Copy the lines holding the word "matplotlib", all of them.

═════ SOURCE MATERIAL

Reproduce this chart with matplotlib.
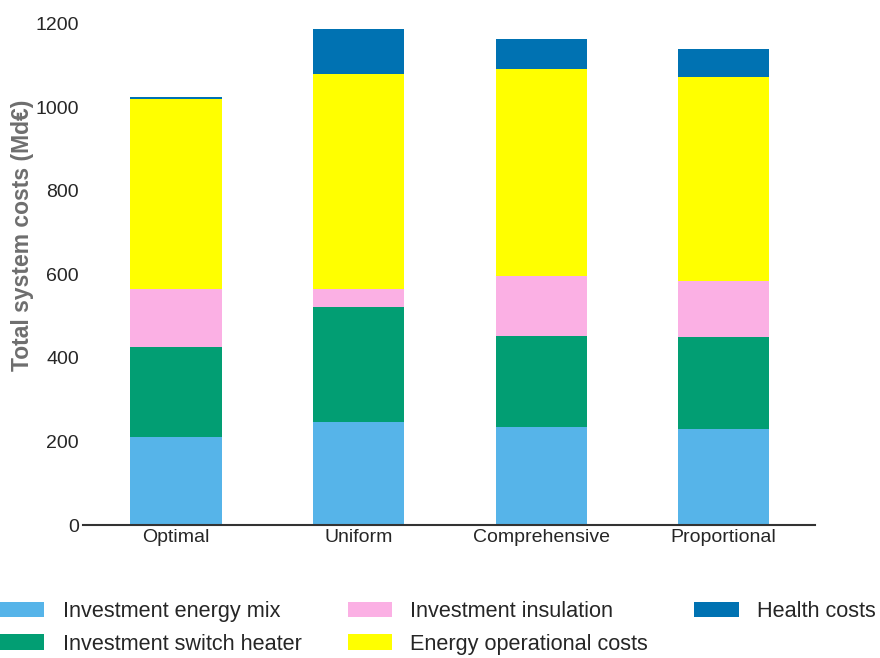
#!/usr/bin/env python3
import matplotlib
matplotlib.use("Agg")
import matplotlib.pyplot as plt
import numpy as np

plt.rcParams['font.family'] = ['Liberation Sans', 'DejaVu Sans']

scenarios = ["Optimal", "Uniform", "Comprehensive", "Proportional"]
components = ["Investment energy mix", "Investment switch heater",
              "Investment insulation", "Energy operational costs", "Health costs"]
colors = ["#56B4E9", "#029E73", "#FBB0E4", "#FFFF00", "#0072B2"]

# values, Md€
energy_mix = [211, 247, 235, 230]
switch_heater = [215, 275, 218, 220]
insulation = [139, 43, 144, 134]
energy_operational = [455, 513, 495, 489]
health = [3, 108, 72, 65]

series = [energy_mix, switch_heater, insulation, energy_operational, health]

fig = plt.figure(figsize=(8.8, 6.58), dpi=100)
ax = fig.add_axes([83/880, 1-525/658, (815-83)/880, (525-23.5)/658])

x = np.arange(len(scenarios))
bottom = np.zeros(len(scenarios))
for name, vals, col in zip(components, series, colors):
    ax.bar(x, vals, width=0.5, bottom=bottom, color=col, label=name)
    bottom += np.array(vals)

ax.set_xlim(-0.51, 3.5)
ax.set_ylim(0, 1200)
ax.set_yticks(range(0, 1201, 200))
ax.set_xticks(x)
ax.set_xticklabels(scenarios)
ax.tick_params(axis="both", length=0, labelsize=14, labelcolor="#262626")
ax.tick_params(axis="y", pad=3)
ax.tick_params(axis="x", pad=3)

for s in ["top", "right", "left"]:
    ax.spines[s].set_visible(False)
ax.spines["bottom"].set_color("#333333")
ax.spines["bottom"].set_linewidth(1.5)

ax.set_ylabel("Total system costs (Md€)", fontsize=16.5, fontweight="bold",
              color="#6e6e6e")
ax.yaxis.set_label_coords(-0.067, 0.578)

fig.legend(loc="upper left", bbox_to_anchor=(0.0, 1-601/658), ncol=3,
           frameon=False, fontsize=15.6, handlelength=2.05, handleheight=0.75,
           handletextpad=0.85, columnspacing=2.12, labelspacing=0.55,
           borderpad=0, borderaxespad=0, labelcolor="#262626")

fig.savefig("out.png", dpi=100)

══════════

REPLY
Reproduce this chart with matplotlib.
import matplotlib
matplotlib.use("Agg")
import matplotlib.pyplot as plt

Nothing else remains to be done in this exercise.